The merry-go-round, White Elephant, 1998, is a sort of oversize praxinoscope, the early cinematic device whose rotating mirrors created the illusion of movement in a series of images. Sitting in a neon-lit, Barbie-doll-pink space, McQueen’s mirrored carousel splinters your body into multiple images unless you jump on and move with the thing yourself. The collapsing house appears in the short black-and-white film Deadpan, 1997 (first shown as part of MoMA’s “Projects” series), a reenactment of the Buster Keaton sight gag in which the front of a house falls down, leaving him standing unscathed in a window opening. In contrast, McQueen orchestrates the scenario so that we see it repeatedly from different angles, building the space and rhythm until a final drop apparently crushes the camera. Cut to black.

Drumroll, 1988, a three-part video projection, involved McQueen pushing an oil drum into which three cameras had been fitted through the streets of New York. (Two of the cameras faced out either end of the drum; the middle camera looked through a hole cut into the barrel’s side.) The central screen repeatedly shows sky, pavement, and the pink of McQueen’s shirt, while to either side there is the revolving street and passing storefronts, in the glass of which we can see the reflections of both barrel and artist.
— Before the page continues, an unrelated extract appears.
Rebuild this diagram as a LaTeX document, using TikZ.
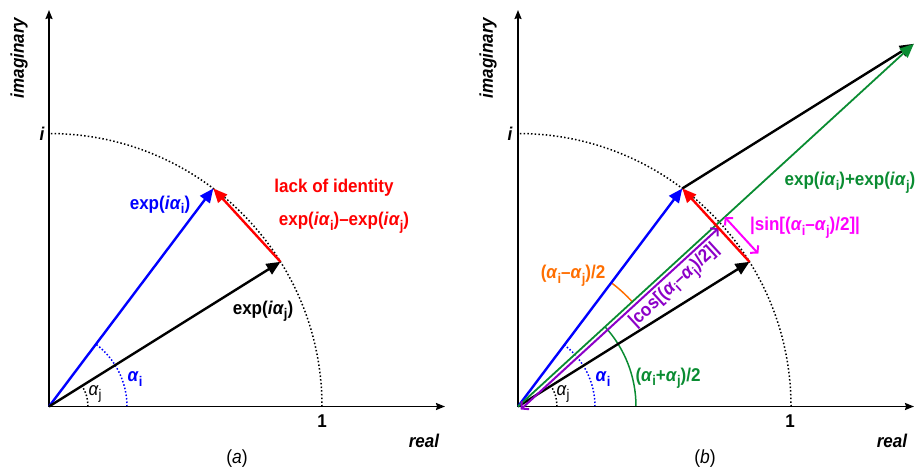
\documentclass[tikz,border=0pt]{standalone}
\usepackage{fontspec}
\setmainfont[FakeStretch=0.92]{Liberation Sans}
\usetikzlibrary{arrows.meta}
\definecolor{vblue}{RGB}{0,0,255}
\definecolor{vred}{RGB}{255,0,0}
\definecolor{vgreen}{RGB}{10,140,50}
\definecolor{vorange}{RGB}{255,110,0}
\definecolor{vpurple}{RGB}{140,0,200}
\definecolor{vmag}{RGB}{255,0,255}
\newcommand{\Sb}[1]{\raisebox{-4.5pt}{\fontsize{14}{14}\selectfont #1}}
\newcommand{\Al}[1]{\textit{α}\Sb{#1}}
\newcommand{\Ex}[1]{exp(\textit{i}\Al{#1})}
\begin{document}
\begin{tikzpicture}[x=1pt,y=1pt,
  lbl/.style={font=\bfseries\fontsize{18.5}{20}\selectfont, inner sep=1pt},
  ilbl/.style={font=\bfseries\itshape\fontsize{18.5}{20}\selectfont, inner sep=1pt},
  plbl/.style={font=\fontsize{18.5}{20}\selectfont, inner sep=1pt},
  captxt/.style={font=\fontsize{19}{20}\selectfont, inner sep=1pt},
  vec/.style={line width=2.4pt, -{Triangle[length=14pt,width=12pt]}},
  axis/.style={line width=1.6pt, -{Stealth[length=9pt,width=7pt,inset=1pt]}},
  unitc/.style={dash pattern=on 1.5pt off 2.2pt, line width=1.5pt},
  smalldot/.style={dash pattern=on 1.5pt off 2pt, line width=1.5pt},
  barb/.style={{Straight Barb[length=5pt,width=11pt]}-{Straight Barb[length=5pt,width=11pt]}}
  ]
\useasboundingbox (0,0) rectangle (918,469);
% ---------------- panel (a) ----------------
\coordinate (O1) at (49,62.5);
\coordinate (X1) at (445,62.5);
\coordinate (Y1) at (49,459);
\coordinate (I1) at ([shift={(53:273)}]O1);
\coordinate (J1) at ([shift={(32:273)}]O1);
\draw[unitc] ([shift={(0:273)}]O1) arc[start angle=0,end angle=90,radius=273];
\draw[smalldot,vblue] ([shift={(0:78)}]O1) arc[start angle=0,end angle=53,radius=78];
\draw[smalldot] ([shift={(0:39)}]O1) arc[start angle=0,end angle=32,radius=39];
\draw[axis] (O1) -- (X1);
\draw[axis] (O1) -- (Y1);
\draw[vec,vblue] (O1) -- (I1);
\draw[vec] (O1) -- (J1);
\draw[vec,vred] (J1) -- (I1);
\node[ilbl,rotate=90] (ima) at (19,411) {imaginary};
\node[ilbl] (ia) at (42,335) {i};
\node[lbl] (onea) at (322,48) {1};
\node[ilbl] (rea) at (424,28) {real};
\node[captxt] (capa) at (237,10) {(\textit{a})};
\node[lbl,vblue] (expia) at (160,264) {\Ex{i}};
\node[lbl,vred] (lack) at (334,281) {lack of identity};
\node[lbl,vred] (diff) at (344,246) {\Ex{i}–\Ex{j}};
\node[lbl] (expja) at (263,158) {\Ex{j}};
\node[lbl,vblue] (aia) at (135,90) {\Al{i}};
\node[plbl] (aja) at (95,75) {\Al{j}};
% ---------------- panel (b) ----------------
\coordinate (O2) at (518,62.5);
\coordinate (X2) at (914,62.5);
\coordinate (Y2) at (518,459);
\coordinate (I2) at ([shift={(53:273)}]O2);
\coordinate (J2) at ([shift={(32:273)}]O2);
\coordinate (S2) at ([shift={(32:273)}]I2);
\coordinate (M2) at ([shift={(42.5:{273*cos(10.5)})}]O2);
\coordinate (P0) at ([shift={(-47.5:4)}]O2);
\coordinate (P1) at ([shift={(-47.5:4)}]M2);
\coordinate (Q0) at ([shift={(42.5:12)}]M2);
\coordinate (Q1) at ([shift={(42.5:12)}]J2);
\coordinate (C0) at ([shift={(42.5:197)}]O2);
\coordinate (C1) at ([shift={(-47.5:18)}]C0);
\draw[unitc] ([shift={(0:273)}]O2) arc[start angle=0,end angle=90,radius=273];
\draw[smalldot,vblue] ([shift={(0:77)}]O2) arc[start angle=0,end angle=53,radius=77];
\draw[smalldot] ([shift={(0:39)}]O2) arc[start angle=0,end angle=32,radius=39];
\draw[vgreen,line width=1.5pt] ([shift={(0:118)}]O2) arc[start angle=0,end angle=42.5,radius=118];
\draw[vorange,line width=1.5pt] ([shift={(42.5:155)}]O2) arc[start angle=42.5,end angle=53,radius=155];
\draw[axis] (O2) -- (X2);
\draw[axis] (O2) -- (Y2);
\draw[vec,vblue] (O2) -- (I2);
\draw[vec] (O2) -- (J2);
\draw[vec] (I2) -- (S2);
\draw[vec,vgreen,line width=1.8pt] (O2) -- (S2);
\draw[barb,vpurple,line width=2pt] (P0) -- (P1);
\draw[vec,vred] (J2) -- (I2);
\draw[barb,vmag,line width=2pt] (Q0) -- (Q1);
\node[ilbl,rotate=90] (imb) at (488,411) {imaginary};
\node[ilbl] (ib) at (510,335) {i};
\node[lbl] (oneb) at (790,48) {1};
\node[ilbl] (reb) at (892,28) {real};
\node[captxt] (capb) at (705,10) {(\textit{b})};
\node[lbl,vgreen] (sum) at (850,286) {\Ex{i}+\Ex{j}};
\node[lbl,vmag] (sinl) at (805,241) {|sin[(\Al{i}–\Al{j})/2]|};
\node[lbl,vorange] (dif2) at (573,193) {(\Al{i}–\Al{j})/2};
\node[lbl,vpurple,rotate=42.5] (cosl) at (C1) {|cos[(\Al{i}–\Al{j})/2]|};
\node[lbl,vgreen] (half) at (668,91) {(\Al{i}+\Al{j})/2};
\node[lbl,vblue] (aib) at (603,90) {\Al{i}};
\node[plbl] (ajb) at (563,75) {\Al{j}};
\end{tikzpicture}
\end{document}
Until recently McQueen’s films have been silent. Built as they are out of the logic of the framing, shooting, and editing processes, a separately conceived sound track might have muddied their clarity, made chaotic what is already complex. With Drumroll, however, we have simply the sound of its own making—the rumble of the heavy container along the pavement and, above that, traffic noise and the startled exclamations of passersby, often preceded by McQueen’s own polite and very English “Excuse me, please.”

What is both seen and heard in Drumroll is the accidental understood as integral. This quality is evident, too, in both Exodus, 1992/1997, and Barrage, 1998. The former is a very short film sequence showing two middle-aged Afro-Caribbean men carrying tall palm plants from East London’s Columbia Road flower market up to Shoreditch High Street, where, with some difficulty, they get on a bus and turn to wave from the upstairs back window as it drives off. Barrage is a series of fifty photographs of the cloth rolls used by Parisian street cleaners to block and divert the flow of water in the city’s gutters. Lying sodden by the curbstones, they are pictured as they are found: soft and weighty, inert but useful, carefully made from otherwise unwanted materials.

One of the six pieces on view had not been titled, which caused it to float somewhere between being a distinct work and helping to shape the context within which the show as a whole was encountered. This anonymous intervention is a brick wall, reaching well over head height and running the length of the museum’s ground-floor corridor so that a series of shallow bays usually used to display small-scale works was cut off from sight. Access to the space behind was further denied by the shards of broken glass set into concrete along the top of the wall. While blocking the expected view and constricting the spectator’s space, what McQueen’s wall challenges most particularly is an easy reduction of his work to the status of social commentary. It is as if he were daring us to think that images of cloth rolls are just about homelessness or to conclude that the most significant thing about Drumroll is that oil drums are used by West Indian steel bands, when in fact the material strengths, structural subtleties, and formal coherence of his work exceed such trite categorizations.